■ What you have to do
Your copy of the material must match it exactly, except that pictures are dropped.

■ Data provided

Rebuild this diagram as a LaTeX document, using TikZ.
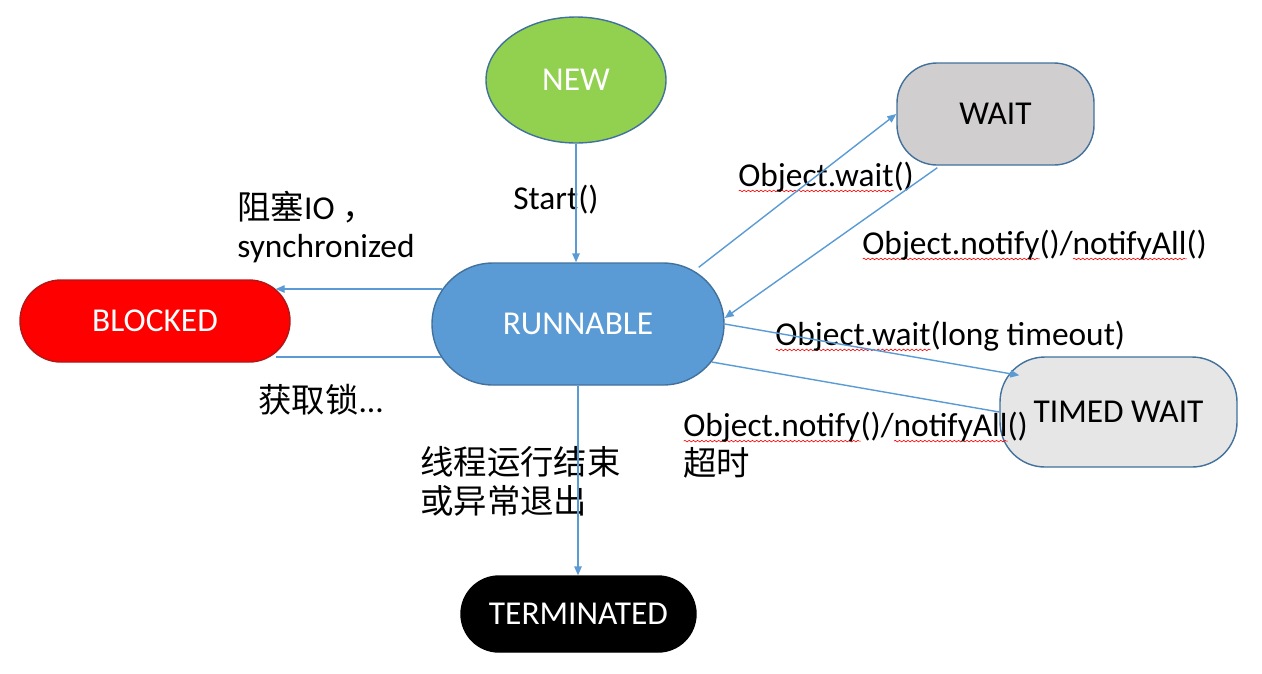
\documentclass[tikz,border=0pt]{standalone}
\usepackage{fontspec}
\setmainfont{Carlito}
\newfontfamily\cjk{Noto Sans CJK SC}
\usepackage{tikz}
\usetikzlibrary{arrows.meta,shapes.geometric,decorations.pathmorphing}

\definecolor{runblue}{HTML}{5B9BD5}
\definecolor{edgeblue}{HTML}{41719C}
\definecolor{newgreen}{HTML}{92D050}
\definecolor{waitgray}{HTML}{D0CECE}
\definecolor{timedgray}{HTML}{E7E6E6}
\definecolor{blockred}{HTML}{FF0000}
\definecolor{darkred}{HTML}{B01818}

\newsavebox\wavebox
\newcommand\spellwave[1]{\sbox\wavebox{#1}\rlap{\tikz[baseline=0pt]\draw[red,line width=0.35pt,decorate,decoration={snake,amplitude=0.45pt,segment length=2.4pt}] (0pt,-2.6pt) -- (\wd\wavebox,-2.6pt);}\usebox\wavebox}

\tikzset{
    threadstate/.style={draw=edgeblue,line width=0.8pt,inner sep=0pt,font=\fontsize{19}{23}\selectfont},
    trans/.style={draw=runblue,line width=0.8pt,-{Triangle[length=1.8mm,width=1.5mm]}},
    link/.style={draw=runblue,line width=0.8pt},
    lbl/.style={font=\fontsize{19}{22}\selectfont,align=left,inner sep=0pt,anchor=west}
}

\begin{document}
\begin{tikzpicture}[x=0.2mm,y=-0.2mm]
    \useasboundingbox (0,0) rectangle (1262,673);

    \node[threadstate,ellipse,fill=newgreen,text=white,minimum width=36mm,minimum height=25.2mm] (new) at (576,80) {NEW};
    \node[threadstate,fill=waitgray,rounded corners=8mm,minimum width=39.4mm,minimum height=20.4mm] (wait) at (995.5,114) {WAIT};
    \node[threadstate,fill=runblue,text=white,rounded corners=12.2mm,minimum width=58.4mm,minimum height=24.4mm] (run) at (578,324) {RUNNABLE};
    \node[threadstate,draw=darkred,fill=blockred,text=white,rounded corners=8.2mm,minimum width=54mm,minimum height=16.4mm] (blk) at (155,321) {BLOCKED};
    \node[threadstate,fill=timedgray,rounded corners=9mm,minimum width=47.4mm,minimum height=22mm] (tw) at (1118.5,412) {TIMED WAIT};
    \node[threadstate,draw=black,fill=black,text=white,rounded corners=7.6mm,minimum width=47mm,minimum height=15.2mm] (term) at (578.5,614) {TERMINATED};

    \node[lbl] (startlbl) at (513,200) {Start()};
    \node[lbl] (blocklbl) at (237,227) {{\cjk 阻塞}IO {\cjk ，}\\synchronized};
    \node[lbl] (locklbl) at (258,400) {{\cjk 获取锁}...};
    \node[lbl] (endlbl) at (420,481) {{\cjk 线程运行结束}\\{\cjk 或异常退出}};
    \node[lbl] (waitlbl) at (738,177) {\spellwave{Object.wait}()};
    \node[lbl] (notifylbl) at (862,245) {\spellwave{Object.notify}()/\spellwave{notifyAll}()};
    \node[lbl] (timedlbl) at (775,336) {\spellwave{Object.wait}(long timeout)};
    \node[lbl] (backlbl) at (683,445) {\spellwave{Object.notify}()/\spellwave{notifyAll}()\\{\cjk 超时}};

    \draw[trans] (new.south) -- (new.south |- run.north);
    \draw[trans] ([shift={(11,-35)}]run.west) -- ([shift={(-15,-32)}]blk.east);
    \draw[link] ([shift={(-15,36)}]blk.east) -- ([shift={(10,33)}]run.west);
    \draw[trans] ([shift={(-26,5)}]run.north east) -- (wait.west);
    \draw[trans] ([shift={(41,2)}]wait.south west) -- ([shift={(0,-6)}]run.east);
    \draw[trans] (run.east) -- ([shift={(20,19)}]tw.north west);
    \draw[link] ([shift={(-13,38)}]run.east) -- (tw.west);
    \draw[trans] (run.south) -- (run.south |- term.north);
\end{tikzpicture}
\end{document}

■ Response
Rebuild this diagram as a LaTeX document, using TikZ.
\documentclass[tikz,border=0pt]{standalone}
\usepackage{fontspec}
\setmainfont{Carlito}
\newfontfamily\cjk{Noto Sans CJK SC}
\usepackage{tikz}
\usetikzlibrary{arrows.meta,shapes.geometric,decorations.pathmorphing}

\definecolor{runblue}{HTML}{5B9BD5}
\definecolor{edgeblue}{HTML}{41719C}
\definecolor{newgreen}{HTML}{92D050}
\definecolor{waitgray}{HTML}{D0CECE}
\definecolor{timedgray}{HTML}{E7E6E6}
\definecolor{blockred}{HTML}{FF0000}
\definecolor{darkred}{HTML}{B01818}

\newsavebox\wavebox
\newcommand\spellwave[1]{\sbox\wavebox{#1}\rlap{\tikz[baseline=0pt]\draw[red,line width=0.35pt,decorate,decoration={snake,amplitude=0.45pt,segment length=2.4pt}] (0pt,-2.6pt) -- (\wd\wavebox,-2.6pt);}\usebox\wavebox}

\tikzset{
    threadstate/.style={draw=edgeblue,line width=0.8pt,inner sep=0pt,font=\fontsize{19}{23}\selectfont},
    trans/.style={draw=runblue,line width=0.8pt,-{Triangle[length=1.8mm,width=1.5mm]}},
    link/.style={draw=runblue,line width=0.8pt},
    lbl/.style={font=\fontsize{19}{22}\selectfont,align=left,inner sep=0pt,anchor=west}
}

\begin{document}
\begin{tikzpicture}[x=0.2mm,y=-0.2mm]
    \useasboundingbox (0,0) rectangle (1262,673);

    \node[threadstate,ellipse,fill=newgreen,text=white,minimum width=36mm,minimum height=25.2mm] (new) at (576,80) {NEW};
    \node[threadstate,fill=waitgray,rounded corners=8mm,minimum width=39.4mm,minimum height=20.4mm] (wait) at (995.5,114) {WAIT};
    \node[threadstate,fill=runblue,text=white,rounded corners=12.2mm,minimum width=58.4mm,minimum height=24.4mm] (run) at (578,324) {RUNNABLE};
    \node[threadstate,draw=darkred,fill=blockred,text=white,rounded corners=8.2mm,minimum width=54mm,minimum height=16.4mm] (blk) at (155,321) {BLOCKED};
    \node[threadstate,fill=timedgray,rounded corners=9mm,minimum width=47.4mm,minimum height=22mm] (tw) at (1118.5,412) {TIMED WAIT};
    \node[threadstate,draw=black,fill=black,text=white,rounded corners=7.6mm,minimum width=47mm,minimum height=15.2mm] (term) at (578.5,614) {TERMINATED};

    \node[lbl] (startlbl) at (513,200) {Start()};
    \node[lbl] (blocklbl) at (237,227) {{\cjk 阻塞}IO {\cjk ，}\\synchronized};
    \node[lbl] (locklbl) at (258,400) {{\cjk 获取锁}...};
    \node[lbl] (endlbl) at (420,481) {{\cjk 线程运行结束}\\{\cjk 或异常退出}};
    \node[lbl] (waitlbl) at (738,177) {\spellwave{Object.wait}()};
    \node[lbl] (notifylbl) at (862,245) {\spellwave{Object.notify}()/\spellwave{notifyAll}()};
    \node[lbl] (timedlbl) at (775,336) {\spellwave{Object.wait}(long timeout)};
    \node[lbl] (backlbl) at (683,445) {\spellwave{Object.notify}()/\spellwave{notifyAll}()\\{\cjk 超时}};

    \draw[trans] (new.south) -- (new.south |- run.north);
    \draw[trans] ([shift={(11,-35)}]run.west) -- ([shift={(-15,-32)}]blk.east);
    \draw[link] ([shift={(-15,36)}]blk.east) -- ([shift={(10,33)}]run.west);
    \draw[trans] ([shift={(-26,5)}]run.north east) -- (wait.west);
    \draw[trans] ([shift={(41,2)}]wait.south west) -- ([shift={(0,-6)}]run.east);
    \draw[trans] (run.east) -- ([shift={(20,19)}]tw.north west);
    \draw[link] ([shift={(-13,38)}]run.east) -- (tw.west);
    \draw[trans] (run.south) -- (run.south |- term.north);
\end{tikzpicture}
\end{document}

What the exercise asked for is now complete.